Poet-turned-screenwriter Tony Tost is one of my favorite follows on Twitter. Not only do I like much of his work (Damnation is in the running for all-time favorite serialized TV drama), but the way he talks about writing, TV production, and film often causes me to think and reflect about my creative endeavors. Recently, Tost had this to say about cinematography:
“And to over-generalize, in so much recent indie cinema, the camera feels like an insecure navel-gazing hipster compulsively chronicling its neuroses & afflictions. Too self-absorbed to treat its audience with generosity, maybe.“
It’s not the first time that Tost has expressed similar sentiments about the peril of overly-introspective art, and it’s not the first time his words have led me to consider whether my own writing can be too self-absorbed. (It can. Wince.) But the particular wording here got me thinking more directly than I had about the positive counter-point to self-absorption: with generosity.
“Too self-absorbed to treat its audience with generosity, maybe.– Tony Tost (Twitter, 6/8/21)
This was valuable to me, because one trap (for me, at least) of focusing on a negative like don’t let your writing be too self-absorbed is that I start to obsess over avoiding that negative and, perversely, turn even more inward and become even more self-absorbed in the process. Having a positive goal usually helps with that. If I have something to aim toward, that turns my focus outward. But if my goal is to write with generosity, what exactly does that mean?

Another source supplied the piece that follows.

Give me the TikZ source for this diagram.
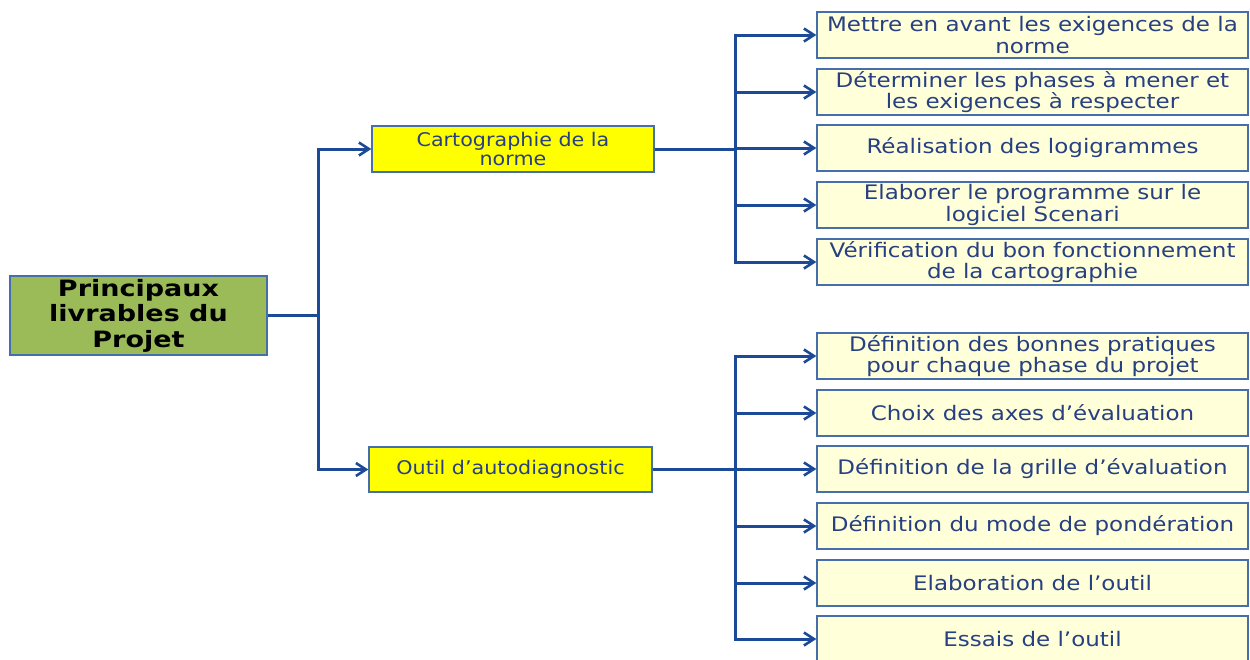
\documentclass[tikz,border=0pt]{standalone}
\usepackage{fontspec}
\usetikzlibrary{arrows.meta}
\newfontfamily\leaffont[FakeStretch=1.15]{DejaVu Sans}
\newfontfamily\midfont[FakeStretch=1.1]{DejaVu Sans}
\newfontfamily\rootfont[FakeStretch=1.2]{DejaVu Sans}
\definecolor{linkblue}{RGB}{28,74,150}
\definecolor{edgeblue}{RGB}{70,110,170}
\definecolor{textblue}{RGB}{38,64,130}
\definecolor{rootgreen}{RGB}{155,187,89}
\definecolor{midyellow}{RGB}{255,255,0}
\definecolor{leafcream}{RGB}{255,255,218}
\tikzset{
  rootbox/.style={draw=edgeblue, line width=1.4pt, fill=rootgreen, minimum width=257pt,
    minimum height=79pt, inner sep=0pt, align=center, text=black,
    font=\rootfont\bfseries\fontsize{22.5}{25.5}\selectfont},
  midbox/.style={draw=edgeblue, line width=1.4pt, fill=midyellow, minimum width=282pt,
    minimum height=46pt, inner sep=0pt, align=center, text=textblue,
    font=\midfont\fontsize{18.8}{19.5}\selectfont},
  leafbox/.style={draw=edgeblue, line width=1.4pt, fill=leafcream, minimum width=431pt,
    minimum height=46pt, inner sep=0pt, align=center, text=textblue,
    font=\leaffont\fontsize{20}{21.5}\selectfont},
  link/.style={draw=linkblue, line width=3pt,
    -{Straight Barb[length=10pt,width=13pt,line width=2.6pt]}},
}
\begin{document}
\begin{tikzpicture}[x=1pt,y=-1pt]
\useasboundingbox (0,0) rectangle (1250,659);

% root and the two main deliverables
\node[rootbox] (root) at (138.5,315.5) {Principaux\\livrables du\\Projet};
\node[midbox] (c1) at (513,149) {Cartographie de la\\norme};
\node[midbox, minimum width=283pt, minimum height=45pt] (c2) at (510.5,469.5) {Outil d’autodiagnostic};

% tasks of the first deliverable
\node[leafbox] (l1) at (1032.5,35) {Mettre en avant les exigences de la\\norme};
\node[leafbox] (l2) at (1032.5,92) {Déterminer les phases à mener et\\les exigences à respecter};
\node[leafbox] (l3) at (1032.5,148) {Réalisation des logigrammes};
\node[leafbox] (l4) at (1032.5,205) {Elaborer le programme sur le\\logiciel Scenari};
\node[leafbox] (l5) at (1032.5,262) {Vérification du bon fonctionnement\\de la cartographie};

% tasks of the second deliverable
\node[leafbox] (m1) at (1032.5,356) {Définition des bonnes pratiques\\pour chaque phase du projet};
\node[leafbox] (m2) at (1032.5,413) {Choix des axes d’évaluation};
\node[leafbox] (m3) at (1032.5,469) {Définition de la grille d’évaluation};
\node[leafbox] (m4) at (1032.5,526) {Définition du mode de pondération};
\node[leafbox] (m5) at (1032.5,583) {Elaboration de l’outil};
\node[leafbox] (m6) at (1032.5,639) {Essais de l’outil};

% connectors
\foreach \c in {c1,c2}
  \draw[link] (root.east) -- ++(51,0) |- (\c.west);
\foreach \l in {l1,l2,l3,l4,l5}
  \draw[link] (c1.east) -- ++(81,0) |- (\l.west);
\foreach \m in {m1,m2,m3,m4,m5,m6}
  \draw[link] (c2.east) -- ++(83,0) |- (\m.west);
\end{tikzpicture}
\end{document}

As I thing about the idea of generosity, it strikes me that there are two aspects to being generous. The first, perhaps the most obvious, is being giving. A generous host provides guests with food, comfort, offers them aspirin when they have headaches, lends them a travel mug of coffee for the long drive home, and so forth. To be generous, then, an artist should be giving. As a writer, I suspect this means treating my readers fairly, making sure that what I’m writing serves them not just myself, giving sufficient details in a variety of ways, writing accessibly, perhaps even dealing straight-on with reader expectations (by meeting or subverting them rather than ignoring them).
The second aspect I see in generosity is allowing. To be generous, a host must allow some degree of freedom for guests to make their own choices. If some guests want to sit quietly to the side, there should be a way for them to be comfortable doing so. If a guest wants to step out into the fresh air, that should be possible. If the guests clamor for Julius to play his guitar, generosity would lead a host to enable that. Giving is most generous when recipients are permitted freedom in how they respond to your gifts.
I’m not saying you’re a bad host if you don’t do these things, only that, perhaps, you are not as generous as you might be. (And generosity is not the only valid benchmark.)
To be generous, then, an artist must allow the viewer or reader some measure of freedom. As a writer, this means less spoon-feeding and more presentation of options. It means giving my readers the space to allow their minds to wander and to allow their imaginations to explore the world I’m creating for them. It may even mean things like not caring if readers pronounce the names of my characters or places just precisely how I do.
When I was young, I organized a Teenage Mutant Ninja Turtle party for my family. I made everyone costumes and TMNT-themed snacks and even thematically-appropriate games. I had a specific order of ceremony in mind and was quite frustrated when my family were apparently enjoying themselves, but floating freely through the event rather than following my plan. I was devastated. They were having a good time at the party, so it was a success, but it wasn’t my party. So they had made themselves a good ol’ time. The party I had created for them was, I thought, a failure.
Was I a bad host? Well, yes, probably I was.
But, more importantly for this post, I was not generous. I thought I was being generous by giving my family so much. But I was missing the part of generosity in which I allowed them to actually enjoy what I was giving them.
Fast-forward to today. I’m not particularly party-oriented. In fact, I’m pretty strongly oriented away parties. But I do enjoy hosting and when I host get-togethers, I almost always prepare a wide assortment of foods and beverages. People often ask why I’m making so much. I think they expect me to say, “I don’t want anyone to go home hungry.” But that’s not my answer. My answer is, “I’m not really making an amount; I’m making a variety. I want everyone to have as good a chance as possible at finding something they like.”
Can I please everyone? No, of course not. I’m not even trying. I don’t invite everyone to dinner. I invite a particular group of people — a target audience, you might say. Can I please all my guests? No, of course not, but I’m still going to generous. I’m going to give my guests a lot of options that I think are interesting together, and I’m going to allow them the opportunity to make what they will of what I’m giving them.
I’m still working out what that means for my writing, but I’m beginning to see a path that appeals to me.
What do you think?
What are some ways that writers can be generous with their readers? Or musicians with their listeners? Or sculptors with their three-dimensional creations?